Un mouvement à construire

Les relations avec les autres ronds-points du département ont été difficiles. En cause, notamment, l’élection des représentants départementaux, élus le 13 décembre dernier. L’Hermet s’est refusé à s’associer à cette élection décidée, selon Georges, de façon unilatérale : « Ils m’ont envoyé un message pour une réunion. J’ai demandé l’objet de la réunion. On ne m’a pas répondu. C’est même la journaliste de La Dépêche qui nous a informés de l’objet de cette rencontre, à savoir l’élection de représentants.
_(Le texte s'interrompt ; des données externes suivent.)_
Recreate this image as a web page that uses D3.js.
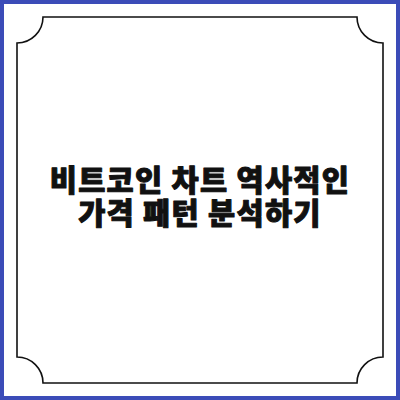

Si c’était pour partir dans cette forme de verticalité, c’était pas la peine ». Et c’est pour remettre tout à plat que l’assemblée générale du 23 décembre a été organisée.

Depuis, les relations sont parfois tendues entre les groupes du nord du Tarn, notamment dans le Carmausin, où pas moins de trois groupes de Gilets jaunes se sont créés. Des divisions qui portent sur les questions d’organisation démocratique au sein même des ronds-points, mais également sur des questions politiques. « J’ai mis le doigt là où ça fait mal, raconte Sandrine. Je suis tombée sur un courrier des Gilets jaunes du bassin minier, où , dans les revendications, il y avait la primauté du droit du sang sur le droit du sol. Du coup, j’ai pété un plomb. On sait très bien que dans le mouvement il y a des personnes comme ça, mais là, c’est pas possible. On a tous des sensibilités différentes. Avec certains, on fait de la pédagogie, avec d’autres, c’est impossible. »
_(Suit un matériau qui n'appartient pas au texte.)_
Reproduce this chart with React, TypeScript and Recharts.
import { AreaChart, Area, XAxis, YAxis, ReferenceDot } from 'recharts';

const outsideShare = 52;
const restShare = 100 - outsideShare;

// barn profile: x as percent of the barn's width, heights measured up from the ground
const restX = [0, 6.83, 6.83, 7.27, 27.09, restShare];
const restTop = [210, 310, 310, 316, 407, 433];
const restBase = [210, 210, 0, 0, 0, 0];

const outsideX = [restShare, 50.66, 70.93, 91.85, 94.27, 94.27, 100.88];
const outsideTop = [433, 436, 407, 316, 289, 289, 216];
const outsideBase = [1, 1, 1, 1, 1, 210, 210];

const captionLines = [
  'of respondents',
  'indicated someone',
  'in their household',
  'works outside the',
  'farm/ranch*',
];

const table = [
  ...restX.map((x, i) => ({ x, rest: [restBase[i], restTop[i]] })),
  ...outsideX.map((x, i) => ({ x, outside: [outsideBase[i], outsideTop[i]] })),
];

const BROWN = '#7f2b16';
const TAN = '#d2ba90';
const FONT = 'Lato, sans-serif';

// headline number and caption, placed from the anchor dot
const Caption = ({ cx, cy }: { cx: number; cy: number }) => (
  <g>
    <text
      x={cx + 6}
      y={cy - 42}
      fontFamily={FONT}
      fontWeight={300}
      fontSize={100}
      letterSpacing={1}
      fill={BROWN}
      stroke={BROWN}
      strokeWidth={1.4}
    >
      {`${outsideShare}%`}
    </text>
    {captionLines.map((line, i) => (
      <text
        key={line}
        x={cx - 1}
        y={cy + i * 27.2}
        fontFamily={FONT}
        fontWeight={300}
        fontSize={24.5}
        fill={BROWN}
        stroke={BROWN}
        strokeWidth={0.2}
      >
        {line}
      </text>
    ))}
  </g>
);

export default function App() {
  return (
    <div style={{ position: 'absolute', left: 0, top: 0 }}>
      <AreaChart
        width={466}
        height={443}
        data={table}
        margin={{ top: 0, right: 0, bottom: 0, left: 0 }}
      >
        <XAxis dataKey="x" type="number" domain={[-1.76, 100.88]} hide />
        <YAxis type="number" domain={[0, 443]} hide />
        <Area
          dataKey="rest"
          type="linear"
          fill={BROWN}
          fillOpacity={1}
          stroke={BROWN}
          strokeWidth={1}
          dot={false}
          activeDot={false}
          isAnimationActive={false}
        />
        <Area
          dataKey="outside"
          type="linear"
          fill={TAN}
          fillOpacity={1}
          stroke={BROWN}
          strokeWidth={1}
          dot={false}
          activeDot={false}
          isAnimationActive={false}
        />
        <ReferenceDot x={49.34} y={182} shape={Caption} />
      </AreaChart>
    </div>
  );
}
À l’Hermet, l’objectif est désormais de renouer les liens avec les ronds-points occupés. Pour Marie, « les revendications écrites par le rond-point de Gaillac sont très intéressantes ». L’objectif est aussi de poursuivre le travail entamé lors de l’assemblée générale : organiser des groupes de travail (par secteurs d’activités par exemple) qui serviront à porter des revendications légitimes et validées en assemblée générale3. L’horizontalité au cœur du processus de transformation en somme.

Ici, les personnes rencontrées s’en balancent du parti Gilet jaune, certains préférant même aller plus loin que le RIC et écrire une nouvelle Constitution. On demande des comptes à Castaner et à Luc Ferry lequel, selon Marie, devrait être placé en garde à vue suite à ses appels à tirer sur la foule. L’expression d’un nouveau rapport à la politique n’est plus seulement limitée aux livres ou aux éditoriaux, elle est désormais dans cette cabane, plantée sur ce petit terrain où, malgré l’hiver, il fait bon se réchauffer, discuter, réinventer et parfois même s’engueuler. Comme sur bon nombre de ronds-points qui, en ce 22 janvier, tiennent encore.

Nicolas Rigaud

1. Les prénoms ont été changés sur choix de la rédaction. La répression étant forte, nous avons préféré protéger ceux qui luttent sur les ronds-points.

2. Référendum d’initiative citoyenne. Dispositif permettant à des citoyens réunissant un nombre de signatures fixé par la loi de saisir la population par référendum sans que ne soit nécessaire l’accord du Parlement ou du Président. Le RIC peut être législatif (adoption d’un texte de loi), abrogatif (annulation d’un texte de loi), constituant (modification de la Constitution), révocatoire (destitution d’un membre d’une institution), ratificatoire (ratification ou dénonciation d’un traité, pacte, accord international), suspensif (annulation d’une loi avant son entrée en vigueur) et convocatoire (convocation d’une assemblée tirée au sort, d’un collège d’experts…). Lorsqu’il porte sur toutes ces thématiques, on dit du RIC qu’il est « en toutes matières ».

3. Deux commissions ont été créées fin janvier : la première concerne les personnes handicapées (statuts, aides, difficultés diverses). La seconde concerne les minima sociaux, les statuts de chômeurs, intérimaires et saisonniers.